7. The Text Expansion Wizard
This is an app category that sounds completely underwhelming until you actually use it, and then you wonder how you ever survived without it.
A text expansion app (like TextExpander or a built-in OS tool) allows you to create tiny keyboard shortcuts for long strings of text that you type frequently.
Think about how many times a week you type your own email address, your phone number, your Zoom link, or the exact same polite response to a common client inquiry.
I set up shortcuts for everything. If I type ;zoom, the app instantly deletes those five characters and replaces them with my full, permanent meeting URL. If I type ;pitch, it instantly drops a beautifully formatted, three-paragraph pitch email into my composer.
It turns typing into magic. It shaves a few seconds off every single interaction, but compounded over the course of a year, this tiny app saves me literal weeks of keystrokes.
8. The Password Vault
Password management is the invisible killer of workflow momentum.
Before I fixed this, I would try to log into a specialized piece of software for a client. My browser wouldn’t remember the password. I would try three different variations of my usual passwords. They would all fail. I would have to click “Forgot Password,” wait for the email, reset it, log back in, and by then, I had completely lost my train of thought.
I finally invested in a premium, encrypted password manager.
Now, I only have to remember one single, highly secure master password. The app generates random, 20-character passwords for every single website I use, stores them securely, and automatically autofills them the second I land on a login page.
I never experience login friction anymore. I move seamlessly from platform to platform without ever breaking my stride.
9. The Smart Email Client
Email is the absolute bane of productivity. It is fundamentally a system where anyone in the world can place an item on your to-do list without your permission.
I used to leave my inbox open in a browser tab all day. Every time a new email pinged, I would stop what I was doing to check it. I was constantly derailing my own focus.
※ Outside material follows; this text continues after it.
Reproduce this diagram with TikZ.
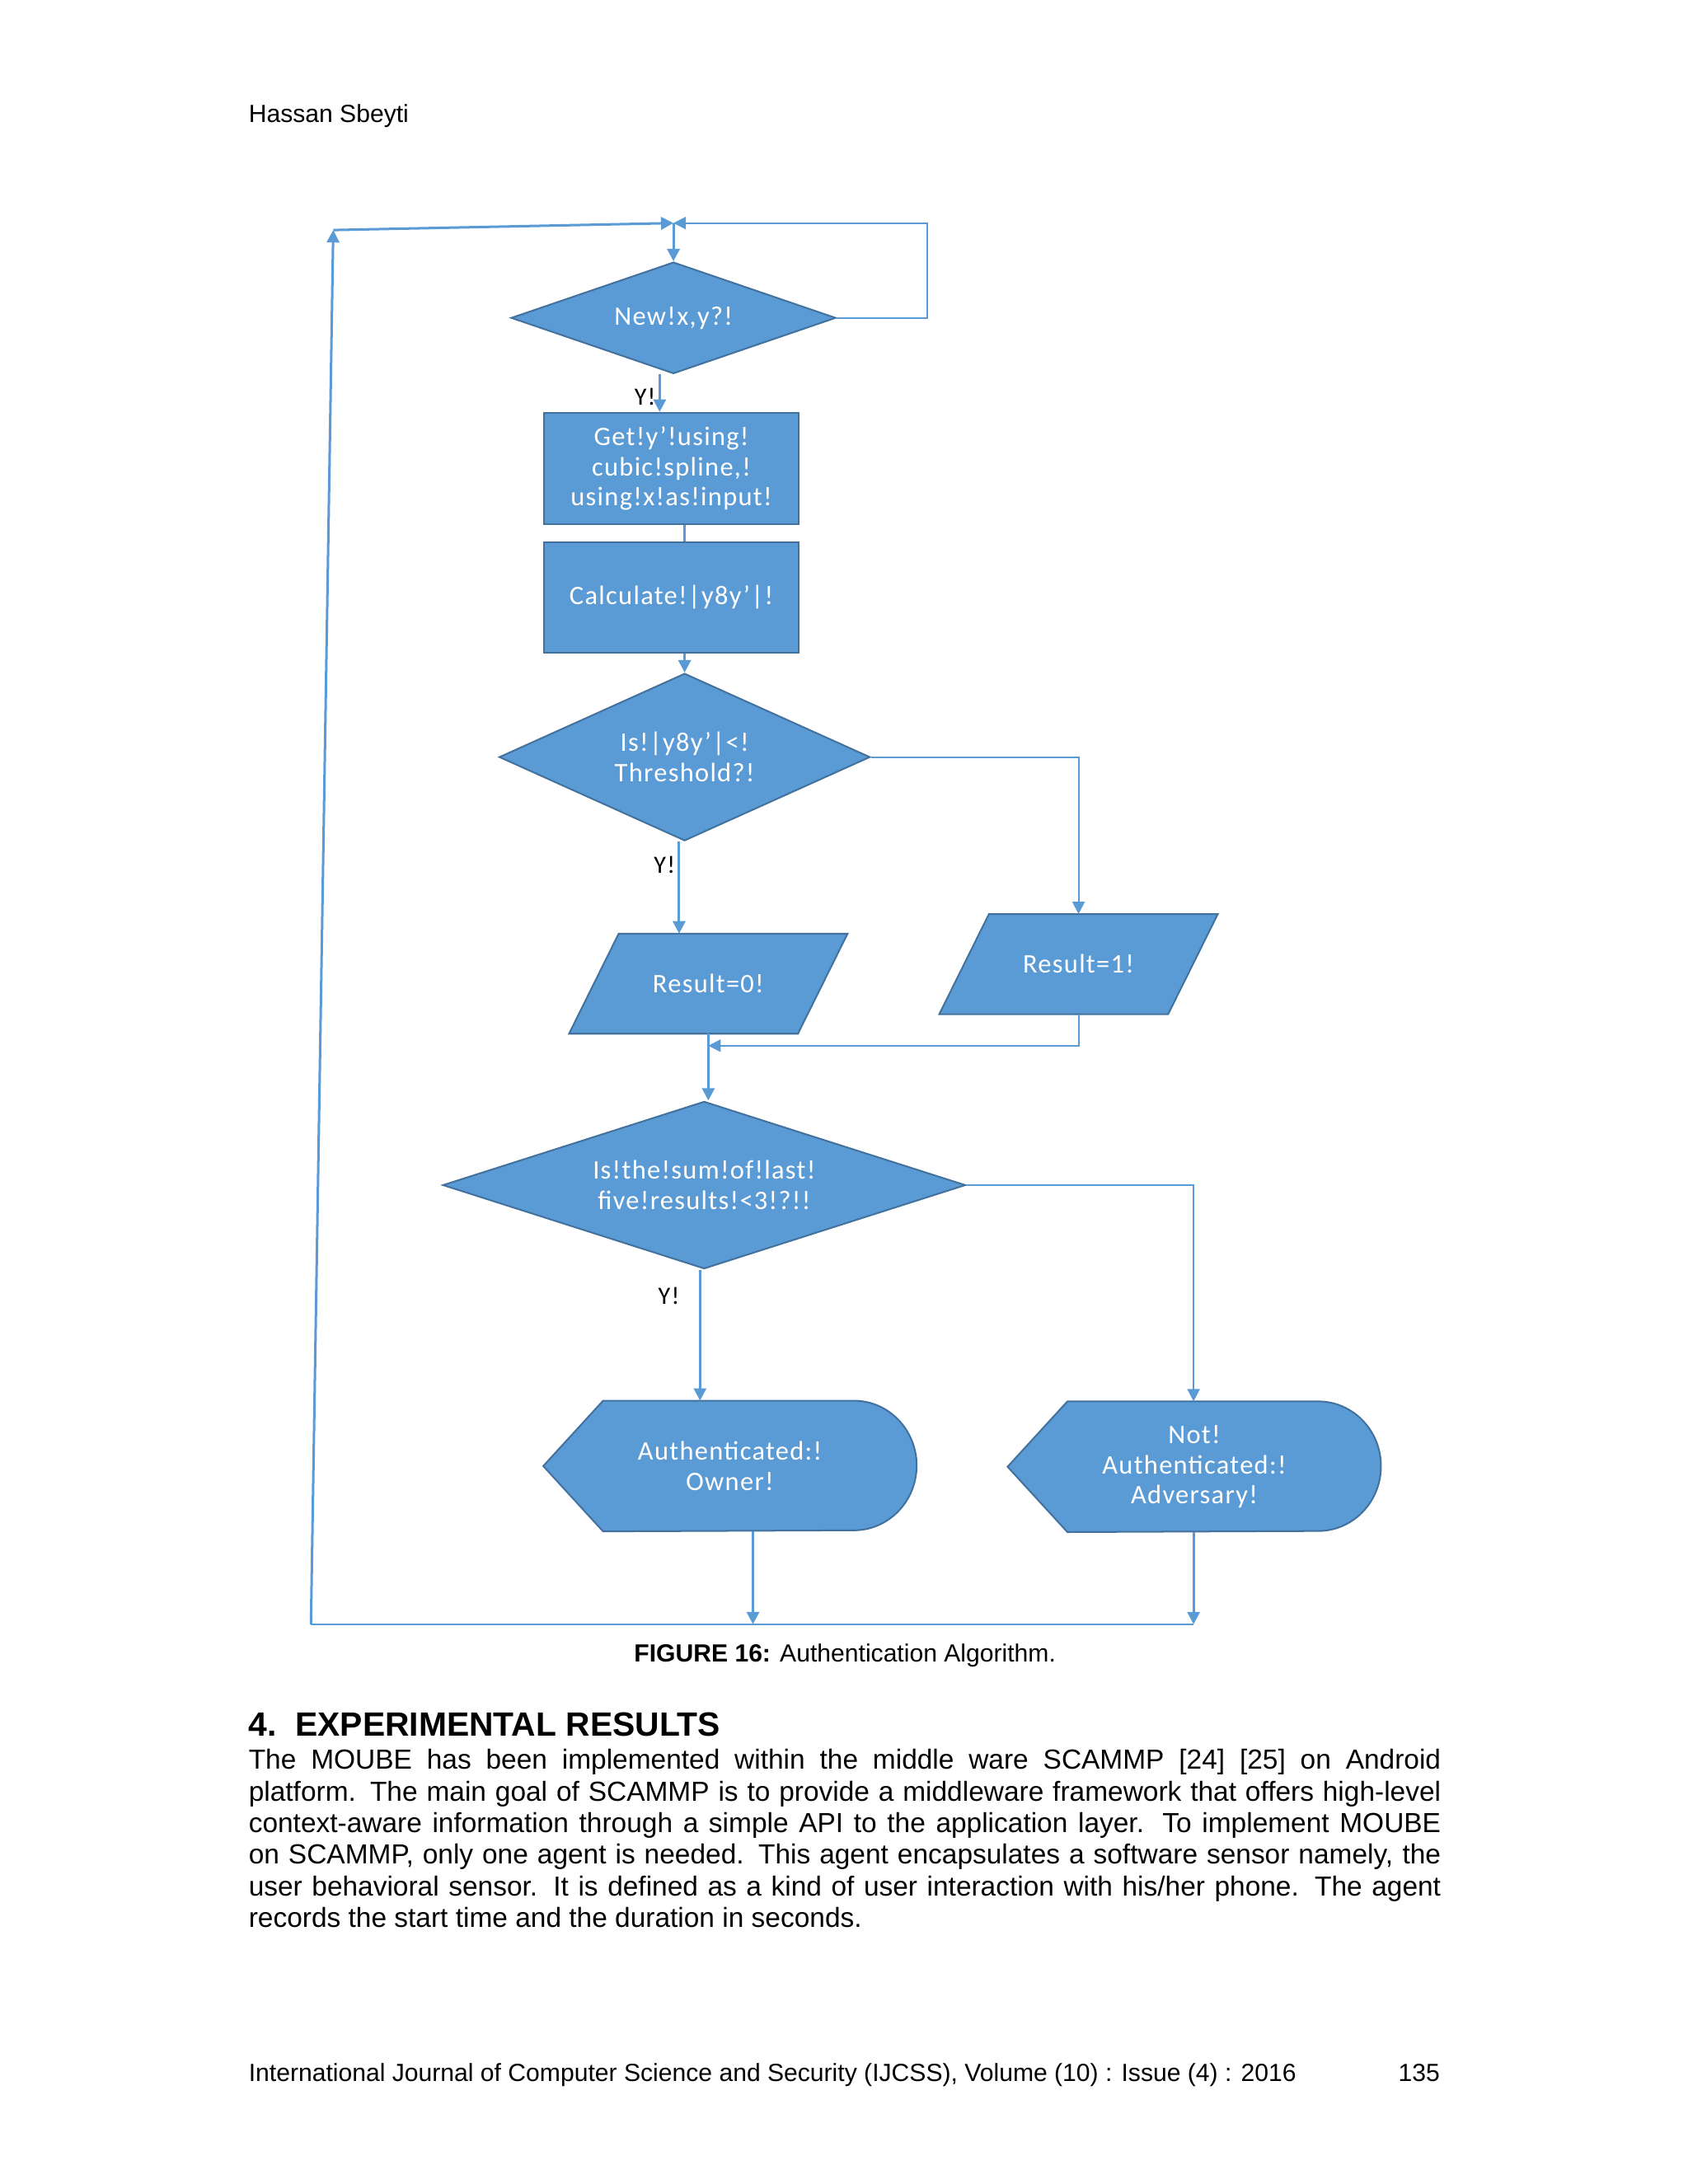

I switched to a specialized third-party email client. This app doesn’t just display my emails; it intelligently sorts them.
It automatically filters out newsletters, receipts, and low-priority notifications into separate folders that do not trigger notifications. Only emails from actual humans, or emails marked urgent, are allowed to ping my desktop.
Furthermore, it has a “Snooze” feature. If a client emails me on a Friday afternoon with a request that isn’t urgent, I don’t leave it in my inbox to cause me anxiety over the weekend. I hit “Snooze until Monday at 8:00 AM.” The email vanishes from my inbox and magically reappears exactly when I am ready to handle it.

Final Thoughts on Building Your Stack
When I look back at that exhausted, burnt-out version of myself staring at forty-two browser tabs, I don’t feel pity. I just feel relief that I finally figured out a better way.
The most important lesson I learned is that you cannot rely on your brain to hold the entire architecture of your professional life. Your brain is a terrible office manager. It forgets things, it gets easily distracted, and it relies heavily on emotions rather than logic.
Your brain is designed to generate ideas, not to store and manage them.
By offloading the administrative burden to these 9 apps, I freed up an incredible amount of mental RAM. I don’t have to remember my schedule, I don’t have to fight distractions, and I don’t have to manually format data. The software does the heavy lifting.
If you want to change your work life, do not try to download all nine of these apps today. That will only lead to more overwhelm. Pick the single biggest point of friction in your current day. Is it managing tasks? Is it staying focused? Is it scheduling?
Find the app that solves that one specific problem. Install it, learn it, and trust it. Once that single system is running smoothly, add the next one. Slowly, deliberately, you will build a digital ecosystem that doesn’t just manage your work, but actually empowers you to do the best work of your life.